Pinafores and jumpers are all the rage in the sewing and fashion world at the moment, so I thought I’d get on board with the trend in Rate the Dress this week – with a pinafore-esque frock from 1906-7. And no, it’s not for a child!
Last week: a 1910s suit in purple and black
Either the Rate the Dresses I’m posting aren’t interesting a lot of people, or you are all super busy. Last week’s frock, while not attracting a lot of comments, did attract most who commented. With only two exceptions it got rave reviews: it was just what you all wanted to for a day of tea and shopping in London.
The Total: 9.3 out of 10
Two full points up on the week before!
This week: a red velvet Edwardian frock with a hint of pinaforeness
While pinafores are all the rage right now, historically we generally think of them as a child’s garment. That certainly wasn’t always the case: pinafore/jumper fronts had their moments in adult clothing as well, particularly in the 1905-17 period, and then again from the mid-1930s into the 1940s.
This week’s Rate the Dress is an early example of the fad, with a two peice dress with pinafore-effect bodice, the whole thing in red velvet and ivory lace.

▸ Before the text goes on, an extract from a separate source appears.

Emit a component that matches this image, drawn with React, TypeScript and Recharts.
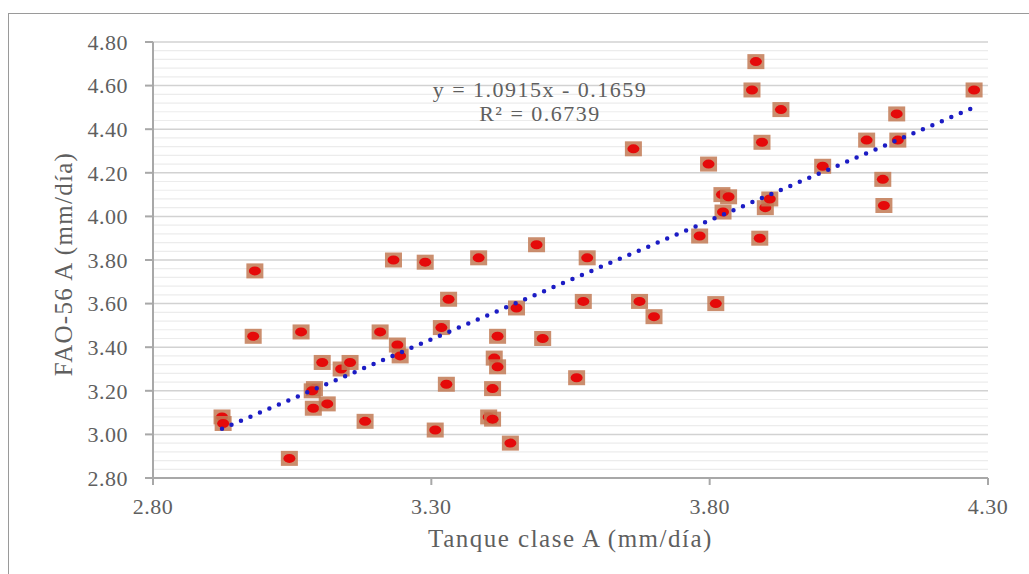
import React from "react";
import { ScatterChart, Scatter, XAxis, YAxis, CartesianGrid, ReferenceLine } from "recharts";

// Tanque clase A (x) vs FAO-56 A (y), mm/día
const tanqueA = [
  2.924, 2.926, 2.983, 2.98, 3.045, 3.066, 3.104, 3.09, 3.086, 3.088, 3.113, 3.138, 3.154, 3.181,
  3.208, 3.232, 3.239, 3.244, 3.289, 3.307, 3.318, 3.331, 3.327, 3.385, 3.403, 3.41, 3.41, 3.413,
  3.419, 3.419, 3.442, 3.453, 3.489, 3.5, 3.561, 3.573, 3.58, 3.663, 3.674, 3.7, 3.798, 3.782,
  3.811, 3.822, 3.834, 3.824, 3.876, 3.883, 3.894, 3.89, 3.9, 3.908, 3.928, 4.003, 4.082, 4.111,
  4.113, 4.136, 4.138, 4.275,
];
const fao56 = [
  3.08, 3.05, 3.75, 3.45, 2.89, 3.47, 3.33, 3.21, 3.2, 3.12, 3.14, 3.3, 3.33, 3.06,
  3.47, 3.8, 3.41, 3.36, 3.79, 3.02, 3.49, 3.62, 3.23, 3.81, 3.08, 3.07, 3.21, 3.35,
  3.31, 3.45, 2.96, 3.58, 3.87, 3.44, 3.26, 3.61, 3.81, 4.31, 3.61, 3.54, 4.24, 3.91,
  3.6, 4.1, 4.09, 4.02, 4.58, 4.71, 4.34, 3.9, 4.04, 4.08, 4.49, 4.23, 4.35, 4.17,
  4.05, 4.47, 4.35, 4.58,
];

const xTicks = [2.8, 3.3, 3.8, 4.3];
const yTicks = [2.8, 3.0, 3.2, 3.4, 3.6, 3.8, 4.0, 4.2, 4.4, 4.6, 4.8];

const slope = 1.0915;
const intercept = -0.1659;
const r2 = 0.6739;

const points = tanqueA.map((x, i) => ({ x, y: fao56[i] }));
const xMin = Math.min(...tanqueA);
const xMax = Math.max(...tanqueA);
const trend = [
  { x: xMin, y: slope * xMin + intercept },
  { x: xMax, y: slope * xMax + intercept },
];

// minor gridlines: 4 between each pair of major ticks
const minorY: number[] = [];
for (let i = 0; i < yTicks.length - 1; i++) {
  const step = (yTicks[i + 1] - yTicks[i]) / 5;
  for (let k = 1; k < 5; k++) minorY.push(yTicks[i] + step * k);
}

const serif = "'Liberation Serif', 'Times New Roman', serif";
const textGrey = "#5f5f5f";
const axisGrey = "#a8a8a8";

const Marker = (props: any) => {
  const { cx, cy } = props;
  if (cx == null || cy == null) return null;
  return (
    <g>
      <rect x={cx - 8.5} y={cy - 7.5} width={17} height={15} fill="#c27a55" fillOpacity={0.85} />
      <ellipse cx={cx} cy={cy} rx={6} ry={4.5} fill="#e50a0a" />
    </g>
  );
};

const tickStyle = { fill: textGrey, fontSize: 22, fontFamily: serif, letterSpacing: 0.5 };

export default function App() {
  return (
    <div
      style={{
        position: "absolute",
        left: 8,
        top: 13,
        width: 1021,
        height: 561,
        boxSizing: "border-box",
        borderTop: "1px solid #9a9a9a",
        borderLeft: "1px solid #9a9a9a",
        background: "#fff",
        overflow: "hidden",
      }}
    >
      <ScatterChart width={1010} height={540} margin={{ top: 28, right: 31, left: 64, bottom: 0 }}>
        {minorY.map((v) => (
          <ReferenceLine key={v} y={v} stroke="#ececec" strokeWidth={1.2} />
        ))}
        <CartesianGrid vertical={false} stroke="#d2d2d2" strokeWidth={1.5} />
        <XAxis
          type="number"
          dataKey="x"
          domain={[2.8, 4.3]}
          ticks={xTicks}
          tickFormatter={(v) => Number(v).toFixed(2)}
          tick={tickStyle}
          tickSize={7}
          tickMargin={13}
          height={76}
          stroke={axisGrey}
          strokeWidth={2}
          label={{
            value: "Tanque clase A (mm/día)",
            position: "insideBottom",
            offset: 7,
            fill: textGrey,
            fontSize: 25,
            fontFamily: serif,
            letterSpacing: 1.5,
          }}
        />
        <YAxis
          type="number"
          dataKey="y"
          domain={[2.8, 4.8]}
          ticks={yTicks}
          tickFormatter={(v) => Number(v).toFixed(2)}
          tick={tickStyle}
          tickSize={8}
          tickMargin={17}
          width={80}
          stroke={axisGrey}
          strokeWidth={2}
          label={{
            content: () => (
              <text
                x={63}
                y={250}
                transform="rotate(-90 63 250)"
                textAnchor="middle"
                fill={textGrey}
                fontSize={25}
                fontFamily={serif}
                letterSpacing={1.3}
              >
                FAO-56 A (mm/día)
              </text>
            ),
          }}
        />
        <Scatter data={points} shape={Marker} isAnimationActive={false} />
        <Scatter
          data={trend}
          shape={() => <g />}
          line={{ stroke: "#1c1cc4", strokeWidth: 4.5, strokeDasharray: "0 10.3", strokeLinecap: "round" }}
          isAnimationActive={false}
        />
      </ScatterChart>
      <div
        style={{
          position: "absolute",
          left: 0,
          width: 1062,
          top: 64,
          textAlign: "center",
          fontFamily: serif,
          fontSize: 22,
          lineHeight: "24px",
          letterSpacing: 1.5,
          color: textGrey,
        }}
      >
        <div>{`y = ${slope}x - ${Math.abs(intercept)}`}</div>
        <div>{`R² = ${r2}`}</div>
      </div>
    </div>
  );
}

The Cincinnati Art Museum describes the dress as a bodice and skirt, but the catalogue record is for a three-piece ensemble. I suspect the dress is made up of the skirt, the lace under-blouse, and the pinafore portion, which is attached to the belt. I’ve certainly seen patterns from this era for similar ‘jumper-bodices and belt’ get-ups.
If that is the case, there might have been the option of wearing the skirt and bodice without the belt and suspender-y, pinafore bit, or switching out the bodice.
What do you think? Does this leave you jumping for joy, sartorially speaking? Or are you suspending disbelief that anyone thought this was a good idea, and bracing yourself for the onslaught of terrible scores?
(I’m sorry. I can’t help myself. I’m tired, and the tireder I am, the worse the puns!
Rate the Dress on a Scale of 1 to 10
A reminder about rating – feel free to be critical if you don’t like a thing, but make sure that your comments aren’t actually insulting to those who do like a garment. Phrase criticism as your opinion, rather than a flat fact. Our different tastes are what make Rate the Dress so interesting. It’s no fun when a comment implies that anyone who doesn’t agree with it, or who would wear a garment, is totally lacking in taste.
(as usual, nothing more complicated than a .5. I also hugely appreciate it if you only do one rating, and set it on a line at the very end of your comment, so I can find it! And 0 is not on a scale of 1 to 10. Thanks in advance!)